Vol. 17, No. 13 Week of March 25, 2012

Push continues on ‘legacy well’ issue

Legislators want governor to mount national campaign to raise awareness about ‘dangerous’ condition of old federal drill sites

Wesley Loy

For Petroleum News

Alaska elected officials continue to push the U.S. Bureau of Land Management to square away dozens of old well sites on the North Slope.

The state House of Representatives has passed a resolution calling on BLM to properly plug the “legacy wells” and reclaim the drill sites. All 40 House members had signed onto House Joint Resolution 29 as co-sponsors.

In Washington, U.S. Sen. Lisa Murkowski, R-Alaska, is pressing Obama administration officials about the legacy wells. In a March 14 hearing, she told BLM Director Bob Abbey that if private companies had left behind well sites in the same shape as the legacy wells, they would be fined millions of dollars.

On March 19, the state Senate Resources Committee took up HJR 29 and added an amendment from Sen. Wagoner, R-Kenai, urging the governor to take steps to publicize the legacy well problem.

The amendment asks the governor to “disseminate information through appropriate national news outlets and by other available means to increase awareness nationwide of the dangerous conditions of the legacy wells and legacy well sites in the state and the federal government’s failure to plug the legacy wells properly and reclaim the legacy well sites.”

As of March 21, the resolution stood ready to go to the Senate floor for a vote.

The resolution’s prime sponsor, Republican Rep. Charisse Millett of Anchorage, as well as Alaska drilling regulators, say many legacy wells have not been properly plugged, that some holes are open to the air or filled with diesel, and that some well sites are junk-strewn.
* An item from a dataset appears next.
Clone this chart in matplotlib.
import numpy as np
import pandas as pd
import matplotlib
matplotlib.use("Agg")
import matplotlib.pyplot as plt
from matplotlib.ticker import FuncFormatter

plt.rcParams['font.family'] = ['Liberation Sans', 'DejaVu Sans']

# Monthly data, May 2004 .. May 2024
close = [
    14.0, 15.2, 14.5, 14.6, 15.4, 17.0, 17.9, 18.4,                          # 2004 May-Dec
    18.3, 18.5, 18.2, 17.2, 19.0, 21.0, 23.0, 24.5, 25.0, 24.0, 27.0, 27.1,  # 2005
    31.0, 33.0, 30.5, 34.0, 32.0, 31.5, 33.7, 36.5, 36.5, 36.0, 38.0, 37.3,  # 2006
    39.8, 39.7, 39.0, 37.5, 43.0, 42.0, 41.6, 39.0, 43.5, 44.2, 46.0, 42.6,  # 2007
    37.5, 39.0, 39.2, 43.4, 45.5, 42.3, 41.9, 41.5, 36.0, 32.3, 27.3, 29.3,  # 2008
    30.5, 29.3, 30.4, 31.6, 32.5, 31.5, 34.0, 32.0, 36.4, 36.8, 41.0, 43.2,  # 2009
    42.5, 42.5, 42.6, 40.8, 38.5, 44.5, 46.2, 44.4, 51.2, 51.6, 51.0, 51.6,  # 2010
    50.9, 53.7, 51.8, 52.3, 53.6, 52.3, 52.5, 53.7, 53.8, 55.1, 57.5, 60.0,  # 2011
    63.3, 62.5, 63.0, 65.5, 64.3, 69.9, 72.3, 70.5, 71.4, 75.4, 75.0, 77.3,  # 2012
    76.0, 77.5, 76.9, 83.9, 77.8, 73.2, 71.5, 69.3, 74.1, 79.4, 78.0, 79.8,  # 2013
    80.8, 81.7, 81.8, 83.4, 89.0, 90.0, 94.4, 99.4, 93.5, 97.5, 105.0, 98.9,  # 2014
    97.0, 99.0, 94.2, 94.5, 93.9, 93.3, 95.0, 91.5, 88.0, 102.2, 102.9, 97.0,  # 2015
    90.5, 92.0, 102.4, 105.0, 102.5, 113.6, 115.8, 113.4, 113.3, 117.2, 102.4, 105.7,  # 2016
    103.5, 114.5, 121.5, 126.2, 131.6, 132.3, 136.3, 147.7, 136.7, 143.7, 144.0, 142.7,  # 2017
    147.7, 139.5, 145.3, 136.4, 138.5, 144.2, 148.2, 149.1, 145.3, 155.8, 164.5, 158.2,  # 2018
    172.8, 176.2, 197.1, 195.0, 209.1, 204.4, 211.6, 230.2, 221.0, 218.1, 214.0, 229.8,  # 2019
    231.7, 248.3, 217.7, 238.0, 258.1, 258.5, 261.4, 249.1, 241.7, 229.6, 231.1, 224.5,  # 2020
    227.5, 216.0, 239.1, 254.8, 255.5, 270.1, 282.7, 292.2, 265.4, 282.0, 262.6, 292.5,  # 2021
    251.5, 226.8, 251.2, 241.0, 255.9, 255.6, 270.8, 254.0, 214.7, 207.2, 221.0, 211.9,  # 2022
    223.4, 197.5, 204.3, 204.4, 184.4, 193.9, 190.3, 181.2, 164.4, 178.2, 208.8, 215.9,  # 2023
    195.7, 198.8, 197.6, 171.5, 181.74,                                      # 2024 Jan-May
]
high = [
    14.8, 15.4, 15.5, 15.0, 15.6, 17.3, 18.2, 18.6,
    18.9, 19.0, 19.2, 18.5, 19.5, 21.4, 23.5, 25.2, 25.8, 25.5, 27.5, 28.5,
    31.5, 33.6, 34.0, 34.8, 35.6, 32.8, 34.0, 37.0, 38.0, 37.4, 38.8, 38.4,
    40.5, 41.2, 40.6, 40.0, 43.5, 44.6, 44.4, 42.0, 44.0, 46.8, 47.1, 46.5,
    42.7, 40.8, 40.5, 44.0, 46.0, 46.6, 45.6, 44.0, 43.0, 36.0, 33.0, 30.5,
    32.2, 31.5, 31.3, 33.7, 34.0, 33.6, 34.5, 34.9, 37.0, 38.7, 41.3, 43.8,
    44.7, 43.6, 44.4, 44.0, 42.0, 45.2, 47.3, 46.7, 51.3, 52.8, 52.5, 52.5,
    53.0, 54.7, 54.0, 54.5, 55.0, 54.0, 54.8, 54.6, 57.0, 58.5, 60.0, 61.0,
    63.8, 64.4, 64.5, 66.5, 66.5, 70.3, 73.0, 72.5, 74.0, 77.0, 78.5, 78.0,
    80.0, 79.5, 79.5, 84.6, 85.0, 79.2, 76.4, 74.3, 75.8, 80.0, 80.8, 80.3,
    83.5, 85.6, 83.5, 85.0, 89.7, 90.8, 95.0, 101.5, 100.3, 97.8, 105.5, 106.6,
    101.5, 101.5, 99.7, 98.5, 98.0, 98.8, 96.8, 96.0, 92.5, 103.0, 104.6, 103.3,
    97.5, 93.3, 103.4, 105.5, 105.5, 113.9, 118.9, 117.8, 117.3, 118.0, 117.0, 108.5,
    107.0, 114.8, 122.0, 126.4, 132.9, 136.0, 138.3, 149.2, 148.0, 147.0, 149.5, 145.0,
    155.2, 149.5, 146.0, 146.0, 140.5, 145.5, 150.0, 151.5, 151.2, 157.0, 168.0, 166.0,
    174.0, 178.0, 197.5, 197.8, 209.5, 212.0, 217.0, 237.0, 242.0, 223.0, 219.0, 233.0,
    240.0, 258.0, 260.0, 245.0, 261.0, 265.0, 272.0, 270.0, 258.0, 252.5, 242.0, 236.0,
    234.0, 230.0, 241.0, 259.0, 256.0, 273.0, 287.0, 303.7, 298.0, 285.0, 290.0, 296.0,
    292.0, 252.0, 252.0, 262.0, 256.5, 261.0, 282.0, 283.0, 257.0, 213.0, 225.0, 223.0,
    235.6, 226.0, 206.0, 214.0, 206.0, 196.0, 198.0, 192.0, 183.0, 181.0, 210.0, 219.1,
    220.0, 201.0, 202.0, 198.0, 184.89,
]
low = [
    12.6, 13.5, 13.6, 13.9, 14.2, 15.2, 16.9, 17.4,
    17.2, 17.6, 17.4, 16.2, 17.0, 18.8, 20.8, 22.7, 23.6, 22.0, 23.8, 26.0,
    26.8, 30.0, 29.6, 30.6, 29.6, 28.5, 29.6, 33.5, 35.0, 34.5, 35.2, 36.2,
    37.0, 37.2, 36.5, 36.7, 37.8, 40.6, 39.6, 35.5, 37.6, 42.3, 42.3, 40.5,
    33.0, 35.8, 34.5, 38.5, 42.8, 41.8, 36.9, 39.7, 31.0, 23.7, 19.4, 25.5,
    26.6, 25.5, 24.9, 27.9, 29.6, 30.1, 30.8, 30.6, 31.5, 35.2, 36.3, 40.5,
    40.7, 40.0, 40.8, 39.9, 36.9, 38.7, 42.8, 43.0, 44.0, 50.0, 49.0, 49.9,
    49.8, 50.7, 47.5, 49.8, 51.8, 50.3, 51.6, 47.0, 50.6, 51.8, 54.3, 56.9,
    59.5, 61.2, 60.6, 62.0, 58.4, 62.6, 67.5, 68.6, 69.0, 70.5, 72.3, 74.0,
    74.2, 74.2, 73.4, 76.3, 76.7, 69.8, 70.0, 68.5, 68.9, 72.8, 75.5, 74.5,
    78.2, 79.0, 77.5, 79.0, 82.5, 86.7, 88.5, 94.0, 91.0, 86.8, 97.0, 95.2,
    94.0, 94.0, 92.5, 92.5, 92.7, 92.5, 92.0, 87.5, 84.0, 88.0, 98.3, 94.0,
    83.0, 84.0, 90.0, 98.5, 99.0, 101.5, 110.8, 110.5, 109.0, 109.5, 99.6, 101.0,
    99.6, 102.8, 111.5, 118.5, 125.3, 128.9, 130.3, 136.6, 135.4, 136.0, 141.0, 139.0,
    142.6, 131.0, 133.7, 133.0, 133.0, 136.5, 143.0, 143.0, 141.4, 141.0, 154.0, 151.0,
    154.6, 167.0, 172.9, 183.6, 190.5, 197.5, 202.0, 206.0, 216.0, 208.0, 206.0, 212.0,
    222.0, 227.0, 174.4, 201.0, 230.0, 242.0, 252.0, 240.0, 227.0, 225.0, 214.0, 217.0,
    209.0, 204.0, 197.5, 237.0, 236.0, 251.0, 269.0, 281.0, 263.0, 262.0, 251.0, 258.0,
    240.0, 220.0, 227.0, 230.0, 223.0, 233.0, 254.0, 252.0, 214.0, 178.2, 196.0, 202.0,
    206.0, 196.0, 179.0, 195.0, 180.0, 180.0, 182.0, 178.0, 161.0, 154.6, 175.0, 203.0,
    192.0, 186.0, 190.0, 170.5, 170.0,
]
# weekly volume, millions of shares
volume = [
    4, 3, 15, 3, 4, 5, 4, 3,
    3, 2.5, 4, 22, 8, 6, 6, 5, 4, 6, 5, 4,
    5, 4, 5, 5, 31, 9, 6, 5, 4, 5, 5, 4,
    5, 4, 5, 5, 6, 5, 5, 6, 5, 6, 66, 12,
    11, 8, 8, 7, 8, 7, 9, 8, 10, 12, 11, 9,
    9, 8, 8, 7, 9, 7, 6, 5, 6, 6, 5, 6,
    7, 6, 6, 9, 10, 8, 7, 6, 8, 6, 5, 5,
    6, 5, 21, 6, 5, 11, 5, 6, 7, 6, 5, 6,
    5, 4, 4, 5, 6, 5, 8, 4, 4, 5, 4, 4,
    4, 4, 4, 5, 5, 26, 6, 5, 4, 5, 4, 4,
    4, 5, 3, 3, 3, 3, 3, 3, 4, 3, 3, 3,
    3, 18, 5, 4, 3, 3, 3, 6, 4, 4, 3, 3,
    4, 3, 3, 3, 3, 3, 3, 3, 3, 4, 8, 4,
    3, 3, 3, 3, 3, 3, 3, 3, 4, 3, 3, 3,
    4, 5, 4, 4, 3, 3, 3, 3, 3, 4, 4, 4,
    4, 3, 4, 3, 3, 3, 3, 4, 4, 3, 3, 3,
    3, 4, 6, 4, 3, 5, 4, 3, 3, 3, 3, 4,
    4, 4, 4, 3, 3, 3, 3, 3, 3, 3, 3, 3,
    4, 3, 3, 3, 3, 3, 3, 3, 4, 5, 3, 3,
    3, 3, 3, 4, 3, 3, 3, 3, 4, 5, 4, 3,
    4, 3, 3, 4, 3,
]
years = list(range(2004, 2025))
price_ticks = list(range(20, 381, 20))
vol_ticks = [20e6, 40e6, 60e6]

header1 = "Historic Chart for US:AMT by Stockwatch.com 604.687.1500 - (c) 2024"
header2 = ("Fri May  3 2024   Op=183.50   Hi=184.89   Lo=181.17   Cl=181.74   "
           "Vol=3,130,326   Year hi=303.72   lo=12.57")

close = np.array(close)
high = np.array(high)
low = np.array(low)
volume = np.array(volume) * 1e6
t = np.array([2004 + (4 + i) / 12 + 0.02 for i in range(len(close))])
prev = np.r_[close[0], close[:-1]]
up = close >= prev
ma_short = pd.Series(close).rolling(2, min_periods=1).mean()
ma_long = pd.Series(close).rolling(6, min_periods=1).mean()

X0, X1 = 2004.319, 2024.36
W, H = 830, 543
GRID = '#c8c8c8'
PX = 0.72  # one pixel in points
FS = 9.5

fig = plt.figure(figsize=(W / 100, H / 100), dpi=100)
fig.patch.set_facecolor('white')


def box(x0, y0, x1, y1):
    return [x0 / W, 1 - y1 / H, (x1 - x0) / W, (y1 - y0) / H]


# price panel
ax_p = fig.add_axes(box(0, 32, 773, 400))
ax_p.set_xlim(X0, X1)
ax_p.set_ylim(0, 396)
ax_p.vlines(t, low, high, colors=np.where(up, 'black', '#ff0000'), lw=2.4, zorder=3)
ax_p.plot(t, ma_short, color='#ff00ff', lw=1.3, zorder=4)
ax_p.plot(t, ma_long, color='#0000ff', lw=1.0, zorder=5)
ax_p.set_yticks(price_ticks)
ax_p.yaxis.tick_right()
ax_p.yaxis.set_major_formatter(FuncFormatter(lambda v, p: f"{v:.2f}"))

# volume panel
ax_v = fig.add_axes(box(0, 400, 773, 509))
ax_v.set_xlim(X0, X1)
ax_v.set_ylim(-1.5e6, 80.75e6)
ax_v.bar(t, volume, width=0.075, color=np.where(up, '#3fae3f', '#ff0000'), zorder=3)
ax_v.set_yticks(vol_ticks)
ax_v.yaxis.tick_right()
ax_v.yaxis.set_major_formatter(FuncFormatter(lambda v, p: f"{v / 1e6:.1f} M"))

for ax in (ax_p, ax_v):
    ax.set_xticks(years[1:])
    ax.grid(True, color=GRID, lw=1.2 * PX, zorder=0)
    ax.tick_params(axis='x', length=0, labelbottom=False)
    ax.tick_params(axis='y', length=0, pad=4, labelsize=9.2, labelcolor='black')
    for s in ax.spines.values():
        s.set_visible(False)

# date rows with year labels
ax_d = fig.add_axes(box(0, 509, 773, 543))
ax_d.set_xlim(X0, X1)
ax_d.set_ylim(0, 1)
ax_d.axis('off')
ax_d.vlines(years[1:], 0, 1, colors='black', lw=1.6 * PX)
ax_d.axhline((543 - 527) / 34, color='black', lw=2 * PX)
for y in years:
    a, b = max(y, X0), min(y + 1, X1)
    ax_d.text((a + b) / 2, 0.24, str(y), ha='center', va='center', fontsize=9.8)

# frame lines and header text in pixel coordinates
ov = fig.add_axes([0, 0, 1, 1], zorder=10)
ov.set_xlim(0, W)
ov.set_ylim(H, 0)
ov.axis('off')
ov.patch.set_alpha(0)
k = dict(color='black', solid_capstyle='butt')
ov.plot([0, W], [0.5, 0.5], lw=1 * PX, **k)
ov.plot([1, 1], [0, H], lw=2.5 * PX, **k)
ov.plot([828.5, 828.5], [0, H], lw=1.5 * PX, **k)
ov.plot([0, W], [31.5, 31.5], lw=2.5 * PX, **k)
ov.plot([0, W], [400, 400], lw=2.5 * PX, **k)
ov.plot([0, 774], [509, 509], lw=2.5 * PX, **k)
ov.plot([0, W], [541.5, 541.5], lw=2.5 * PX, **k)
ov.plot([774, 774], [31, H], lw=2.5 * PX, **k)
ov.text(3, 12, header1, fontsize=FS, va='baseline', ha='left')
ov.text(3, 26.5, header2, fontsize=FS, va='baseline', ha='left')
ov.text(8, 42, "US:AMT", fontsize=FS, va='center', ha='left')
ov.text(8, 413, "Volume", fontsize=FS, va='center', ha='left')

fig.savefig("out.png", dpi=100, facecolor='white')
The legacy wells are in the National Petroleum Reserve-Alaska, a vast federal tract west of the central North Slope oil fields. The Navy, the U.S. Geological Survey and their contractor, Husky Oil, drilled more than 135 wells and “core holes” between 1944 and 1982.

BLM, an agency within the Interior Department, is now responsible for the NPR-A and the old wells.

Money to clean up three wells

BLM has plugged and remediated a handful of legacy wells over the past decade, in particular those threatened with coastal erosion.

Agency officials note it’s extremely expensive to reclaim the remote sites. They further say they don’t believe many of the wells pose any real risk, and that the wells are being monitored.

In a March 14 hearing of the Senate Appropriations Interior Subcommittee, Murkowski explained to her colleagues that the federal government, chiefly the Navy, had drilled exploratory holes in the NPR-A “and then moved on.”

“The problem that we face is they moved on without properly abandoning and caring for those wells,” she said. “Now decades afterwards we’re having some of the casings collapse, we’ve got erosion issues coming in, and it’s not only unsightly but it’s an environmental scar.”

Murkowski asked Abbey to provide the Alaska Oil and Gas Conservation Commission with a well inventory, the costs for plugging the wells, and an “action plan” for moving forward on the problem.

“Well, my response would be ... we are committed to working with the state of Alaska to identify where the highest priority needs are for cleanup,” Abbey said. “We have spent millions of dollars to date in cleaning up some of those legacy wells.”

He continued: “This year we do have sufficient funds to clean up an additional three, but as you suggest, and I will admit, that’s pretty slow progress toward dealing with the challenge that we face.”